++++ Data in this exercise

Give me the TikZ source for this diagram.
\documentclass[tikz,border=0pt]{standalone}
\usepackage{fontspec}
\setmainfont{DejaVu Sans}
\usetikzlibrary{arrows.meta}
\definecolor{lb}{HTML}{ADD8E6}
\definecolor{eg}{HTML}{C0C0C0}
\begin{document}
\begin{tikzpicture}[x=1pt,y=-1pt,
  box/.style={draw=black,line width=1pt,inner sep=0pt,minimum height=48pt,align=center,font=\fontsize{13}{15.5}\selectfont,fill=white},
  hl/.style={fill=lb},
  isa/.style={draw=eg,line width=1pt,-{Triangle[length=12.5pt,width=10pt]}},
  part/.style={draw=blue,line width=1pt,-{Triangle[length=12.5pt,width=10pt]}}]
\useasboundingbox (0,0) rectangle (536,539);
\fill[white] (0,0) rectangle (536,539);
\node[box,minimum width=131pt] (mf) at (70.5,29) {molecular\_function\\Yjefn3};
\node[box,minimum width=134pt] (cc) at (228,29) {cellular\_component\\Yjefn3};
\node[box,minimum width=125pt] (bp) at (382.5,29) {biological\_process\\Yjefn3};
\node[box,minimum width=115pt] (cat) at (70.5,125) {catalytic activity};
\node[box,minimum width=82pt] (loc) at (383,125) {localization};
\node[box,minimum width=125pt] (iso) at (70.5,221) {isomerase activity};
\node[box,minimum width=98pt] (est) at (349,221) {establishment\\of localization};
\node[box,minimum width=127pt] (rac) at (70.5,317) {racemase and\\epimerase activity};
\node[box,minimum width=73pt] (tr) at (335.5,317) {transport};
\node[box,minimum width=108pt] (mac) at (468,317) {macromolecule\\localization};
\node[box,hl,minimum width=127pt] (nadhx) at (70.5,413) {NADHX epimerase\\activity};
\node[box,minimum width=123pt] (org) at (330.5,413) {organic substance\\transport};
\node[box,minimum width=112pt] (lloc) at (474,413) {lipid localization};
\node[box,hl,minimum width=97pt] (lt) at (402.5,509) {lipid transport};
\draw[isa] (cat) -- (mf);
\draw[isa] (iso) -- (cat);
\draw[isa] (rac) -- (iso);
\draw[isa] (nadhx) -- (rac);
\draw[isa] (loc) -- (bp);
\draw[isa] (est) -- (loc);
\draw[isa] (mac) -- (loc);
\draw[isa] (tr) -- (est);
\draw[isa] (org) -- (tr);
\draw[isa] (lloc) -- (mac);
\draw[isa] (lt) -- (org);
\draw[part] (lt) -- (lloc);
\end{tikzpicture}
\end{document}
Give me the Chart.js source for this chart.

++++++++

What to produce: Repeat the material from above exactly, word for word.

Solution for this task:
Give me the TikZ source for this diagram.
\documentclass[tikz,border=0pt]{standalone}
\usepackage{fontspec}
\setmainfont{DejaVu Sans}
\usetikzlibrary{arrows.meta}
\definecolor{lb}{HTML}{ADD8E6}
\definecolor{eg}{HTML}{C0C0C0}
\begin{document}
\begin{tikzpicture}[x=1pt,y=-1pt,
  box/.style={draw=black,line width=1pt,inner sep=0pt,minimum height=48pt,align=center,font=\fontsize{13}{15.5}\selectfont,fill=white},
  hl/.style={fill=lb},
  isa/.style={draw=eg,line width=1pt,-{Triangle[length=12.5pt,width=10pt]}},
  part/.style={draw=blue,line width=1pt,-{Triangle[length=12.5pt,width=10pt]}}]
\useasboundingbox (0,0) rectangle (536,539);
\fill[white] (0,0) rectangle (536,539);
\node[box,minimum width=131pt] (mf) at (70.5,29) {molecular\_function\\Yjefn3};
\node[box,minimum width=134pt] (cc) at (228,29) {cellular\_component\\Yjefn3};
\node[box,minimum width=125pt] (bp) at (382.5,29) {biological\_process\\Yjefn3};
\node[box,minimum width=115pt] (cat) at (70.5,125) {catalytic activity};
\node[box,minimum width=82pt] (loc) at (383,125) {localization};
\node[box,minimum width=125pt] (iso) at (70.5,221) {isomerase activity};
\node[box,minimum width=98pt] (est) at (349,221) {establishment\\of localization};
\node[box,minimum width=127pt] (rac) at (70.5,317) {racemase and\\epimerase activity};
\node[box,minimum width=73pt] (tr) at (335.5,317) {transport};
\node[box,minimum width=108pt] (mac) at (468,317) {macromolecule\\localization};
\node[box,hl,minimum width=127pt] (nadhx) at (70.5,413) {NADHX epimerase\\activity};
\node[box,minimum width=123pt] (org) at (330.5,413) {organic substance\\transport};
\node[box,minimum width=112pt] (lloc) at (474,413) {lipid localization};
\node[box,hl,minimum width=97pt] (lt) at (402.5,509) {lipid transport};
\draw[isa] (cat) -- (mf);
\draw[isa] (iso) -- (cat);
\draw[isa] (rac) -- (iso);
\draw[isa] (nadhx) -- (rac);
\draw[isa] (loc) -- (bp);
\draw[isa] (est) -- (loc);
\draw[isa] (mac) -- (loc);
\draw[isa] (tr) -- (est);
\draw[isa] (org) -- (tr);
\draw[isa] (lloc) -- (mac);
\draw[isa] (lt) -- (org);
\draw[part] (lt) -- (lloc);
\end{tikzpicture}
\end{document}
Give me the Chart.js source for this chart.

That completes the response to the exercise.